- Genre: Docuseries
- Starring: Jose Vitor Leme; Ezekiel Mitchell; Dakota Louis; Boudreaux Campbell; Daylon Swearingen; Chase Outlaw; Eli Vastbinder;
- Country of origin: United States
- Original language: English
- No. of seasons: 1
- No. of episodes: 8

Production
- Executive producers: Micah Brown; Chris Coelen; Eric Detwiler; Sean Gleason; Lawrence Randall; Karrie Wolfe;
- Running time: 33-57 minutes
- Production companies: Prime Video Sports; Kinetic Content; Professional Bull Riders;

Original release
- Network: Prime Video
- Release: May 30, 2023

= The Ride (TV series) =

The Ride is an American television documentary series about professional bull riding. It premiered on Prime Video on May 30, 2023.

==Summary==
The series delves into the world of professional bull riding, offering a behind-the-scenes look into the daily lives of some of the riders and coaches in the Professional Bull Riders (PBR) inaugural 2022 Team Series season.

==Cast==

===Bull riders===
- José Vitor Leme
- Ezekiel Mitchell
- Dakota Louis
- Boudreaux Campbell
- Daylon Swearingen
- Chase Outlaw
- Eli Vastbinder

===Coaches===
- Michael Gaffney
- Jerome Davis
- Cord McCoy

==Episodes==

| No. | Title | Directed by | Original release date |
|---|---|---|---|
| 1 | "Ride or Die" | Unknown | 30 May 2023 |
| 2 | "Comeback Kings" | Unknown | 30 May 2023 |
| 3 | "Austin vs.
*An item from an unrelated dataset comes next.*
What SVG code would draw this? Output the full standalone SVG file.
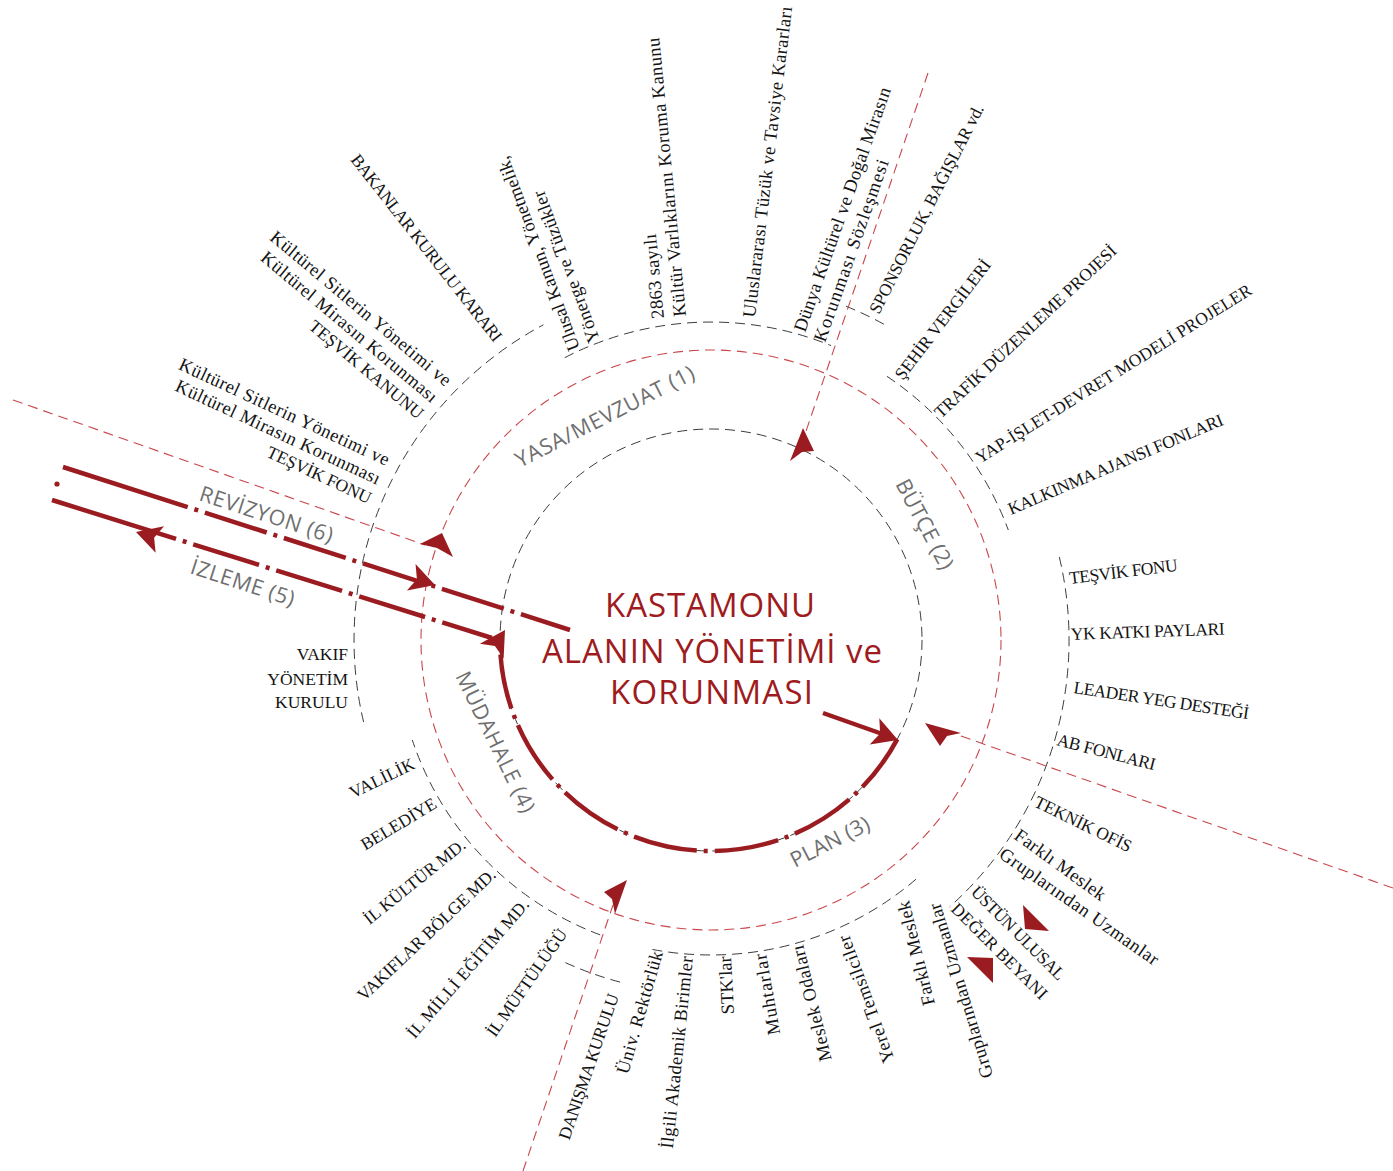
<svg xmlns="http://www.w3.org/2000/svg" width="1393" height="1171" viewBox="0 0 1393 1171">
<style>
.lbl{font-family:"Liberation Serif","Times New Roman",serif;font-size:17.5px;fill:#141414}
.lc{font-size:18.5px}
.e{text-anchor:end}
.st{font-family:"Open Sans","Noto Sans",sans-serif;font-size:21.5px;fill:#6f6f6f}
.title{font-family:"Open Sans","Noto Sans",sans-serif;font-size:33px;fill:#9e1b20;text-anchor:middle}
.bk{fill:none;stroke:#3c3c3c;stroke-width:1;stroke-dasharray:10 6}
.rd{fill:none;stroke:#c9474c;stroke-width:1.1;stroke-dasharray:10 6}
.thick{fill:none;stroke:#9b1c20;stroke-width:4.5}
.tri{fill:#9b1c20}
</style>
<defs>
<path id="ah" d="M0,0 L-25,-14 L-19,0 L-25,14 Z" fill="#9b1c20"/>
</defs>
<rect width="1393" height="1171" fill="#ffffff"/>

<g id="rings">
<circle cx="711" cy="640" r="290" class="rd"/>
<circle cx="711" cy="640" r="211" class="bk"/>
<path class="bk" d="M363.6,722.1 A357,357 0 0 1 543.4,324.8"/>
<path class="bk" d="M564.7,357.7 A318,318 0 0 1 831.1,345.6"/>
<path class="bk" d="M845.9,306.2 A360,360 0 0 1 885.5,325.1"/>
<path class="bk" d="M886.9,376.3 A317,317 0 0 1 1008.3,530"/>
<path class="bk" d="M1059.3,557 A358,358 0 0 1 949.6,906.9"/>
<path class="bk" d="M916,879.2 A315,315 0 0 1 647.1,948.4"/>
<path class="bk" d="M620,982.1 A354,354 0 0 1 563.1,961.6"/>
<path class="bk" d="M600.2,934.9 A315,315 0 0 1 412.3,740"/>
</g>

<g id="connectors">
<path class="rd" d="M13,400 L425,545"/>
<path class="rd" d="M928,73 L803,440"/>
<path class="rd" d="M1393,888 L958,735"/>
<path class="rd" d="M523,1171 L613,905"/>
<path class="tri" d="M442,533 L420,544 L437,548 L453,557 Z"/>
<path class="tri" d="M803,428 L790,461 L802,452 L814,451 Z"/>
<path class="tri" d="M925,723 L940,746 L947,736 L961,733 Z"/>
<path class="tri" d="M627,880 L604,892 L612,899 L615,914 Z"/>
<path class="tri" d="M1023,905 L1049,931 L1025,929 Z"/>
<path class="tri" d="M967,957 L993,958 L993,983 Z"/>
<path class="thick" d="M63,467 L570,630" stroke-dasharray="131 7 4 7 65 7 4 7 65 7 4 7 65 7 4 7 65 7 4 7 65 7 4 7 200"/>
<path class="thick" d="M52,500 L492,638" stroke-dasharray="130 7 4 7 69 7 4 7 69 7 4 7 69 7 4 7 200"/>
<path class="thick" d="M897.3,739.1 A211,211 0 0 1 500.5,654.7" stroke-dasharray="64.5 7 4 7" stroke-dashoffset="5"/>
<path class="thick" d="M823,713 L881,733.5"/>
<use href="#ah" transform="translate(435,585) rotate(18)"/>
<use href="#ah" transform="translate(136,532) rotate(197.5)"/>
<use href="#ah" transform="translate(505,630) rotate(-58)"/>
<use href="#ah" transform="translate(898,740) rotate(20)"/>
<circle cx="57" cy="484" r="2.6" fill="#9b1c20"/>
</g>

<g id="title">
<text class="title" x="710" y="617" textLength="210">KASTAMONU</text>
<text class="title" x="712" y="663" textLength="340">ALANIN YÖNETİMİ ve</text>
<text class="title" x="711.5" y="704" textLength="203">KORUNMASI</text>
</g>

<g id="stages">
<text class="st" transform="translate(520,468) rotate(-27)" textLength="198">YASA/MEVZUAT (1)</text>
<text class="st" transform="translate(895,484) rotate(62)" textLength="99">BÜTÇE (2)</text>
<text class="st" transform="translate(795,868) rotate(-27)" textLength="86">PLAN (3)</text>
<text class="st" transform="translate(455,676) rotate(64)" textLength="154">MÜDAHALE (4)</text>
<text class="st" transform="translate(189,573) rotate(18)" textLength="108">İZLEME (5)</text>
<text class="st" transform="translate(198,500) rotate(18)" textLength="139">REVİZYON (6)</text>
</g>

<g id="n-bakanlar"><text class="lbl" transform="translate(350,160) rotate(51.8)" textLength="233">BAKANLAR KURULU KARARI</text></g>
<g id="n-tesvik-kanunu">
<text class="lbl lc e" transform="translate(445,387) rotate(40)" textLength="230">Kültürel Sitlerin Yönetimi ve</text>
<text class="lbl lc e" transform="translate(431.2,403.5) rotate(40)" textLength="224">Kültürel Mirasın Korunması</text>
<text class="lbl e" transform="translate(417.4,419.9) rotate(40)" textLength="143">TEŞVİK KANUNU</text>
</g>
<g id="n-tesvik-fonu-l">
<text class="lbl lc e" transform="translate(386,466) rotate(25)" textLength="230">Kültürel Sitlerin Yönetimi ve</text>
<text class="lbl lc e" transform="translate(377,485) rotate(25)" textLength="224">Kültürel Mirasın Korunması</text>
<text class="lbl e" transform="translate(368,504) rotate(25)" textLength="113">TEŞVİK FONU</text>
</g>
<g id="n-ulusal">
<text class="lbl lc" transform="translate(580,348) rotate(-110.5)" textLength="206">Ulusal Kanun, Yönetmelik,</text>
<text class="lbl lc" transform="translate(600,340) rotate(-110.5)" textLength="161">Yönerge ve Tüzükler</text>
</g>
<g id="n-2863">
<text class="lbl lc" transform="translate(664,318) rotate(-95.5)" textLength="85">2863 sayılı</text>
<text class="lbl lc" transform="translate(686,316) rotate(-95.5)" textLength="280">Kültür Varlıklarını Koruma Kanunu</text>
</g>
<g id="n-uluslararasi"><text class="lbl lc" transform="translate(755,318) rotate(-83.2)" textLength="313">Uluslararası Tüzük ve Tavsiye Kararları</text></g>
<g id="n-dunya">
<text class="lbl lc" transform="translate(805,333) rotate(-70.5)" textLength="258">Dünya Kültürel ve Doğal Mirasın</text>
<text class="lbl lc" transform="translate(825,343) rotate(-70.5)" textLength="192">Korunması Sözleşmesi</text>
</g>
<g id="n-sponsorluk"><text class="lbl" transform="translate(879,315) rotate(-63)" textLength="232">SPONSORLUK, BAĞIŞLAR vd.</text></g>
<g id="n-sehir"><text class="lbl" transform="translate(903,381) rotate(-52.5)" textLength="146">ŞEHİR VERGİLERİ</text></g>
<g id="n-trafik"><text class="lbl" transform="translate(941,419) rotate(-43.3)" textLength="243">TRAFİK DÜZENLEME PROJESİ</text></g>
<g id="n-yap"><text class="lbl" transform="translate(980,464) rotate(-32)" textLength="322">YAP-İŞLET-DEVRET MODELİ PROJELER</text></g>
<g id="n-kalkinma"><text class="lbl" transform="translate(1011,515) rotate(-23)" textLength="232">KALKINMA AJANSI FONLARI</text></g>
<g id="n-tesvik-fonu-r"><text class="lbl" transform="translate(1070,584) rotate(-7)" textLength="109">TEŞVİK FONU</text></g>
<g id="n-yk"><text class="lbl" transform="translate(1071,640) rotate(-2)" textLength="154">YK KATKI PAYLARI</text></g>
<g id="n-leader"><text class="lbl" transform="translate(1073,693) rotate(8.5)" textLength="177">LEADER YEG DESTEĞİ</text></g>
<g id="n-ab"><text class="lbl" transform="translate(1056,745) rotate(14.5)" textLength="101">AB FONLARI</text></g>
<g id="n-teknik"><text class="lbl" transform="translate(1033,806) rotate(26)" textLength="106">TEKNİK OFİS</text></g>
<g id="n-farkli-r">
<text class="lbl lc" transform="translate(1013,838) rotate(36)" textLength="108">Farklı Meslek</text>
<text class="lbl lc" transform="translate(998,857) rotate(35)" textLength="190">Gruplarından Uzmanlar</text>
</g>
<g id="n-ustun">
<text class="lbl" transform="translate(970,893) rotate(45)" textLength="125">ÜSTÜN ULUSAL</text>
<text class="lbl" transform="translate(950,910) rotate(45)" textLength="128">DEĞER BEYANI</text>
</g>
<g id="n-farkli-b">
<text class="lbl lc e" transform="translate(909,900) rotate(-104)" textLength="107">Farklı Meslek</text>
<text class="lbl lc e" transform="translate(940,902) rotate(-107)" textLength="182">Gruplarından Uzmanlar</text>
</g>
<g id="n-yerel"><text class="lbl lc e" transform="translate(849,934) rotate(-110)" textLength="134">Yerel Temsilciler</text></g>
<g id="n-meslek"><text class="lbl lc e" transform="translate(803,944) rotate(-104)" textLength="119">Meslek Odaları</text></g>
<g id="n-muhtar"><text class="lbl lc e" transform="translate(766,953) rotate(-100)" textLength="82">Muhtarlar</text></g>
<g id="n-stk"><text class="lbl lc e" transform="translate(731,956) rotate(-93)" textLength="58">STK'lar</text></g>
<g id="n-ilgili"><text class="lbl lc e" transform="translate(693,957) rotate(-84)" textLength="193">İlgili Akademik Birimler</text></g>
<g id="n-univ"><text class="lbl lc e" transform="translate(663,953) rotate(-74)" textLength="127">Üniv. Rektörlük</text></g>
<g id="n-danisma"><text class="lbl e" transform="translate(619,996) rotate(-71)" textLength="153">DANIŞMA KURULU</text></g>
<g id="n-muftu"><text class="lbl e" transform="translate(568,934) rotate(-55)" textLength="127">İL MÜFTÜLÜĞÜ</text></g>
<g id="n-meb"><text class="lbl e" transform="translate(530,905) rotate(-49.4)" textLength="177">İL MİLLİ EĞİTİM MD.</text></g>
<g id="n-vakiflar"><text class="lbl e" transform="translate(497,876) rotate(-43.4)" textLength="183">VAKIFLAR BÖLGE MD.</text></g>
<g id="n-kultur"><text class="lbl e" transform="translate(467,847) rotate(-38.7)" textLength="125">İL KÜLTÜR MD.</text></g>
<g id="n-belediye"><text class="lbl e" transform="translate(438,807) rotate(-31)" textLength="85">BELEDİYE</text></g>
<g id="n-valilik"><text class="lbl e" transform="translate(416,768) rotate(-26)" textLength="70">VALİLİK</text></g>
<g id="n-vakif">
<text class="lbl e" x="348" y="660">VAKIF</text>
<text class="lbl e" x="348" y="685">YÖNETİM</text>
<text class="lbl e" x="348" y="708">KURULU</text>
</g>
</svg>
Everybody" | Unknown | 30 May 2023 |
| 4 | "Sweet Home Carolina" | Unknown | 30 May 2023 |
| 5 | "Bitter Victory" | Unknown | 30 May 2023 |
| 6 | "Lone Stars" | Unknown | 30 May 2023 |
| 7 | "This is War" | Unknown | 30 May 2023 |
| 8 | "Winner Take All" | Unknown | 30 May 2023 |

==Production==
On January 26, 2023, it was reported that Amazon ordered an 8-episode season of The Ride, to premiere later in 2023. It is executive produced by Chris Coelen, Eric Detwiler, Karrie Wolfe, Micah Brown, Sean Gleason, and Lawrence Randall, and is a co-production from Prime Video Sports, Kinetic Content, and PBR.

==Release==
The trailer was released on May 11, 2023, and the eight-episode docuseries premiered on Prime Video on May 30, 2023.